Nina's Reading Blog

Comments on books I am reading/listening to

Archive for January 10th, 2012

Room

Posted by nliakos on January 10, 2012

by Emma Donoghue (Back Bay Books, 2010)

Five-year-old Jack has never been outside of the small room where his mother has been held captive for seven years, and he has never spoken to another human being other than Ma, who makes sure he is hidden in the wardrobe during the nightly visits of her captor to her bed. Although they have a television, Jack believes that the people and things he sees on TV aren’t real like him and Ma. Even the person he calls Old Nick does not seem quite real to him, and he cannot imagine Outside at all. The individual things in his world (Room, Wall, Ceiling, Bed, Table, Spider, Toilet, Eggsnake, etc.) are the only things that matter. Jack’s Ma has somehow managed to structure their lives to include reading, cooking, cleaning, exercising, playing, and talking.  It is as if Jack spent his formative years in complete isolation, like Genie or the Wild Boy of Aveyron; but unlike them, Jack had his mother to talk to him, read to him, tell him stories, and teach him, with the result that not only does Jack have language–his language is very sophisticated for his age.

Jack and Ma do almost everything together, with what little they are allowed. It is enough for Jack, but not for his mother, who, of course, must still submit to the sexual predator who keeps them locked up in this soundproofed shed in his back yard. After Old Nick cuts the power to the shed for three long, freezing days, she decides she cannot wait any longer to act, and she plans a daring escape, using Jack as her tool. (That particular chapter made me so anxious I raced through it to find out what happened and then had to go back and reread it for the details!)

The last part of the book describes Jack’s gradual adjustment to life Outside. This part is very compelling. Never having known the wider world outside Room, Jack longs to return to the one place he really felt safe. When he finally does go back, he finds it different from how he remembered it, but he also finds closure.

Written in the language of a very precocious child, Room is accessible to high intermediate and advanced English language learners.

Posted in Fiction, Recommended for ESL or EFL Learners | Leave a Comment »

People of the Book

Posted by nliakos on January 10, 2012

by Geraldine Brooks (Adobe EPUB eBook)

It’s pretty ironic to be reading this particular book as an eBook, because it is about the discovery in postwar Sarajevo and restoration of a medieval Haggadah (Passover prayer book) and is all about the physical book: binding, pages, tiny little bits of detritus stuck therein… But my Nook has been crashing tonight, really irritating (only a month old after all!), so I have to take a break and read an actual book.

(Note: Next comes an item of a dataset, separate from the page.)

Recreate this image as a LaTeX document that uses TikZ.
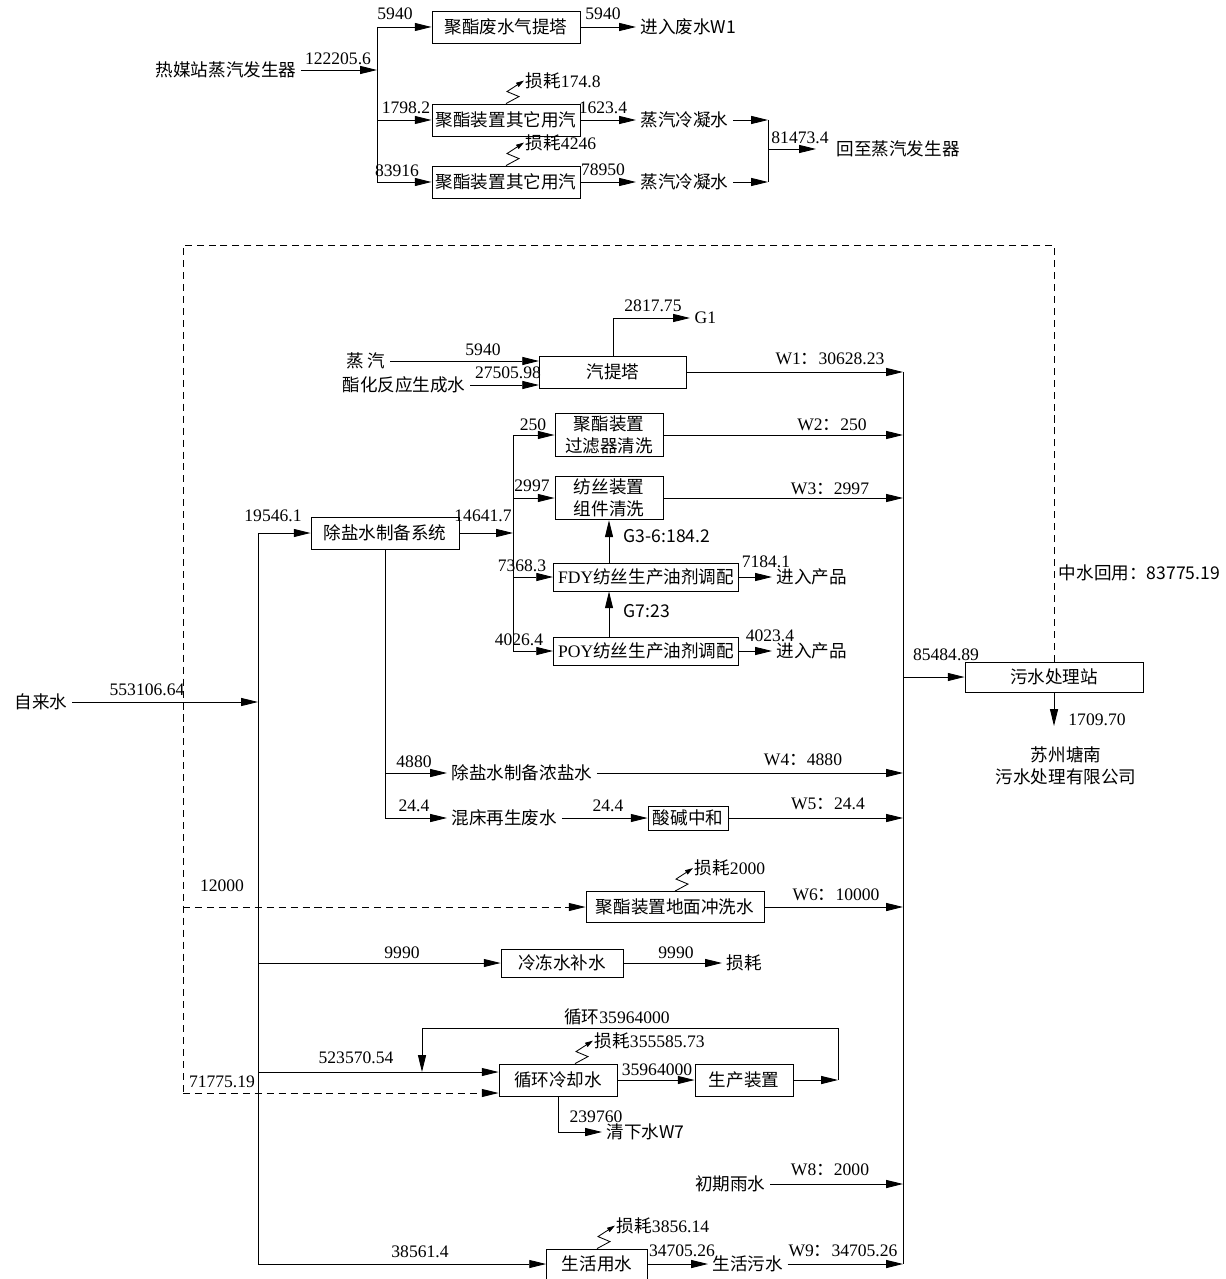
\documentclass[tikz,border=0pt]{standalone}
\usepackage{fontspec}
\setmainfont{Liberation Serif}
\newfontfamily\cjk{Noto Sans CJK SC}
\usetikzlibrary{arrows.meta}
\newcommand{\zh}[1]{{\cjk #1}}
\newcommand{\fs}{\fontsize{12.5}{15.5}\selectfont}

\begin{document}
\begin{tikzpicture}[x=0.025cm,y=-0.025cm,font=\fs,line width=0.6pt,>={Triangle[length=4.2mm,width=2mm]},
box/.style={draw,align=center,minimum height=0.8cm,inner sep=2pt},txt/.style={inner sep=3pt},num/.style={inner sep=1pt},
loss/.style={->,>={Triangle[length=2mm,width=1.2mm]}},flow/.style={dash pattern=on 5pt off 3.5pt}]
\useasboundingbox (0,0) rectangle (1225,1279);
% steam balance
\node[txt](src) at (226,70){\zh{热媒站蒸汽发生器}};
\coordinate(sb) at (377,70);\coordinate(st) at (377,27);\coordinate(sbot) at (377,182);
\node[box,minimum width=3.7cm](strip0) at (506,27){\zh{聚酯废水气提塔}};
\node[box,minimum width=3.7cm](use1) at (506,120){\zh{聚酯装置其它用汽}};
\node[box,minimum width=3.7cm](use2) at (506,182){\zh{聚酯装置其它用汽}};
\node[txt,anchor=west](tow1) at (636,27){\zh{进入废水W1}};
\node[txt,anchor=west](cond1) at (636,120){\zh{蒸汽冷凝水}};
\node[txt,anchor=west](cond2) at (636,182){\zh{蒸汽冷凝水}};
\coordinate(cj1) at (768,120);\coordinate(cj2) at (768,182);\coordinate(cj) at (768,149);
\node[txt,anchor=west](back) at (832,149){\zh{回至蒸汽发生器}};
\draw[->](src)--(sb);\draw(st)--(sbot);
\draw[->](st)--(strip0);\draw[->](use1 -| st)--(use1);\draw[->](sbot)--(use2);
\draw[->](strip0)--(tow1);\draw[->](use1)--(cond1);\draw[->](use2)--(cond2);
\draw[->](cond1)--(cj1);\draw[->](cond2)--(cj2);\draw(cj1)--(cj2);
\draw[->](cj)--([xshift=-4mm]back.west);
\draw[loss](use1.north)--++(13,-7)--++(-12,-5)--++(17,-11)node[num,anchor=west](ls1){\zh{损耗}174.8};
\draw[loss](use2.north)--++(13,-7)--++(-12,-5)--++(17,-11)node[num,anchor=west](ls2){\zh{损耗}4246};
\node[num](q1) at (338,59){122205.6};\node[num](q2) at (395,14){5940};\node[num](q3) at (603,14){5940};
\node[num](q4) at (406,108){1798.2};\node[num](q5) at (397,171){83916};\node[num](q6) at (603,108){1623.4};
\node[num](q7) at (603,170){78950};\node[num](q8) at (800,138){81473.4};
% water balance
\node[txt](tap) at (41,702){\zh{自来水}};
\coordinate(mt) at (258,533);\coordinate(mi) at (258,702);\coordinate(mb) at (258,1264);
\coordinate(ct) at (903,372);\coordinate(cb) at (903,1264);
\draw(mt)--(mb);\draw(ct)--(cb);\draw[->](tap)--(mi);
\node[box,minimum width=3.675cm](strip) at (613,372){\zh{汽提塔}};
\node[txt](steam) at (366,361){\zh{蒸~汽}};
\node[txt](ester) at (404,385){\zh{酯化反应生成水}};
\node[txt,anchor=west](g1) at (690,318){G1};
\draw[->](steam)--(steam -| strip.west);\draw[->](ester)--(ester -| strip.west);
\draw[->](strip)|-(g1);\draw[->](strip)--(ct);
\node[box,minimum width=3.7cm](desalt) at (385,533){\zh{除盐水制备系统}};
\coordinate(ds) at (513,533);\coordinate(dt) at (513,435);\coordinate(dbot) at (513,651);
\draw[->](mt)--(desalt);\draw[->](desalt)--(ds);\draw(dt)--(dbot);
\node[box,minimum width=2.7cm,minimum height=1.075cm](filt) at (609,435){\zh{聚酯装置}\\\zh{过滤器清洗}};
\node[box,minimum width=2.7cm,minimum height=1.075cm](spin) at (609,498){\zh{纺丝装置}\\\zh{组件清洗}};
\node[box,minimum width=4.625cm,minimum height=0.7cm](fdy) at (646,577){FDY\zh{纺丝生产油剂调配}};
\node[box,minimum width=4.625cm,minimum height=0.7cm](poy) at (646,651){POY\zh{纺丝生产油剂调配}};
\node[txt,anchor=west](prod1) at (772,577){\zh{进入产品}};
\node[txt,anchor=west](prod2) at (772,651){\zh{进入产品}};
\draw[->](dt)--(filt);\draw[->](spin -| dt)--(spin);\draw[->](fdy -| dt)--(fdy);\draw[->](dbot)--(poy);
\draw[->](fdy.north -| spin)--(spin.south);\draw[->](poy.north -| spin)--(fdy.south -| spin);
\draw[->](fdy)--(prod1);\draw[->](poy)--(prod2);
\draw[->](filt)--(filt -| ct);\draw[->](spin)--(spin -| ct);
\node[num,anchor=west](g36) at (622,536){\zh{G3-6:184.2}};
\node[num,anchor=west](g7) at (622,611){\zh{G7:23}};
\coordinate(dd1) at (385,773);\coordinate(dd2) at (385,818);
\node[txt,anchor=west](brine) at (447,773){\zh{除盐水制备浓盐水}};
\node[txt,anchor=west](regen) at (447,818){\zh{混床再生废水}};
\node[box,minimum width=2cm,minimum height=0.6cm](neut) at (688,818){\zh{酸碱中和}};
\draw(desalt)--(dd2);\draw[->](dd1)--(brine);\draw[->](dd2)--(regen);
\draw[->](brine)--(brine -| ct);\draw[->](regen)--(neut);\draw[->](neut)--(neut -| ct);
\node[box,minimum width=4.45cm,minimum height=0.75cm](wwtp) at (1054,677){\zh{污水处理站}};
\coordinate(eff) at (1054,726);
\node[txt,align=center](tangnan) at (1066,766){\zh{苏州塘南}\\\zh{污水处理有限公司}};
\node[num,anchor=west](reuse) at (1057,573){\zh{中水回用：83775.19}};
\draw[->](wwtp -| ct)--(wwtp);\draw[->](wwtp)--(eff);
\coordinate(fr1) at (1054,245);\coordinate(fr2) at (183,245);\coordinate(fl1) at (183,907);\coordinate(fl2) at (183,1093);
\draw[flow](wwtp)--(fr1)--(fr2)--(fl2);
\node[box,minimum width=4.45cm,minimum height=0.775cm](floor) at (675,907){\zh{聚酯装置地面冲洗水}};
\draw[->,flow](fl1)--(floor);\draw[->](floor)--(floor -| ct);
\draw[loss](floor.north)--++(13,-7)--++(-12,-5)--++(17,-11)node[num,anchor=west](ls3){\zh{损耗}2000};
\coordinate(mc) at (258,963);
\node[box,minimum width=3.05cm,minimum height=0.7cm](chill) at (562,963){\zh{冷冻水补水}};
\node[txt,anchor=west](chloss) at (722,963){\zh{损耗}};
\draw[->](mc)--(chill);\draw[->](chill)--(chloss);
\node[box,minimum width=2.95cm](cool) at (558,1080){\zh{循环冷却水}};
\node[box,minimum width=2.45cm](unit) at (744,1080){\zh{生产装置}};
\coordinate(mw) at (258,1072);\coordinate(lp1) at (838,1080);\coordinate(lp2) at (422,1028);
\draw[->](mw)--(mw -| cool.west);\draw[->,flow](fl2)--(fl2 -| cool.west);
\draw[->](cool)--(unit);\draw[->](unit)--(lp1);\draw[->](lp1)|-(lp2)--(lp2 |- mw);
\node[txt,anchor=west](w7) at (602,1132){\zh{清下水W7}};
\draw[->](cool)|-(w7);
\draw[loss]([xshift=0.425cm]cool.north)--++(13,-7)--++(-12,-5)--++(17,-11)node[num,anchor=west](ls4){\zh{损耗}355585.73};
\node[txt,anchor=east](rain) at (770,1184){\zh{初期雨水}};
\draw[->](rain)--(rain -| ct);
\node[box,minimum width=2.525cm,minimum height=0.75cm](dom) at (597,1264){\zh{生活用水}};
\node[txt,anchor=west](sew) at (708,1264){\zh{生活污水}};
\draw[->](mb)--(dom);\draw[->](dom)--(sew);\draw[->](sew)--(cb);
\draw[loss](dom.north)--++(13,-7)--++(-12,-5)--++(17,-11)node[num,anchor=west](ls5){\zh{损耗}3856.14};
% flow values
\node[num](v1) at (483,350){5940};\node[num](v2) at (508,373){27505.98};\node[num](v3) at (653,306){2817.75};
\node[num](v4) at (830,359){W1\zh{：}30628.23};\node[num](v5) at (533,425){250};\node[num](v6) at (832,425){W2\zh{：}250};
\node[num](v7) at (532,486){2997};\node[num](v8) at (830,489){W3\zh{：}2997};\node[num](v9) at (273,516){19546.1};
\node[num](v10) at (483,516){14641.7};\node[num](v11) at (522,566){7368.3};\node[num](v12) at (766,562){7184.1};
\node[num](v13) at (519,640){4026.4};\node[num](v14) at (770,636){4023.4};\node[num](v15) at (147,690){553106.64};
\node[num](v16) at (946,655){85484.89};\node[num](v17) at (1097,720){1709.70};\node[num](v18) at (414,762){4880};
\node[num](v19) at (803,760){W4\zh{：}4880};\node[num](v20) at (414,806){24.4};\node[num](v21) at (608,806){24.4};
\node[num](v22) at (828,804){W5\zh{：}24.4};\node[num](v23) at (222,886){12000};\node[num](v24) at (836,895){W6\zh{：}10000};
\node[num](v25) at (402,953){9990};\node[num](v26) at (676,953){9990};\node[num](v27) at (617,1017){\zh{循环}35964000};
\node[num](v28) at (356,1058){523570.54};\node[num](v29) at (222,1082){71775.19};\node[num](v30) at (657,1070){35964000};
\node[num](v31) at (596,1117){239760};\node[num](v32) at (830,1170){W8\zh{：}2000};\node[num](v33) at (420,1252){38561.4};
\node[num](v34) at (682,1251){34705.26};\node[num](v35) at (843,1251){W9\zh{：}34705.26};
\end{tikzpicture}
\end{document}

(a few days later) Eventually, the Nook starting behaving again, so I was able to finish the book. It’s an intriguing idea: an expert conservator of medieval books and manuscripts (Australian Dr. Hanna Heath) examines the  500-year-old Sarajevo Haggadah which has turned up after being lost for many years. As the war in Bosnia is ending, Hanna travels to Sarajevo to examine and restore the ancient codex, which is unusual not only for its extreme age but also because it is lavishly illustrated–a rarity in Jewish manuscripts. She collects some tiny fragments (a bit of insect wing, a hair, a stain, some salt) and observes that there is a place for clasps, but no clasps), and sets off to consult several learned colleagues to try to figure out what they can tell her about where the book has been. They speculate, but they can never know how these things came to be in the book. However, Brooks can invent some plausible stories! Between the chapters describing Hanna’s work and life, we travel back in time as Brooks weaves fictional stories of how the artifacts got into the book. Our glimpses of the book’s history go farther and farther back in time, first to 20th century Sarajevo, then to 17th century Venice and finally 15th century Spain, where we meet the artist who created the illuminated illustrations.  It takes a novelist with poetic license to tell the story of the Sarajevo Haggadah.

Although parts of the book seem contrived, it is an enjoyable read and despite the fictionalization, an interesting journey into Jewish and European history.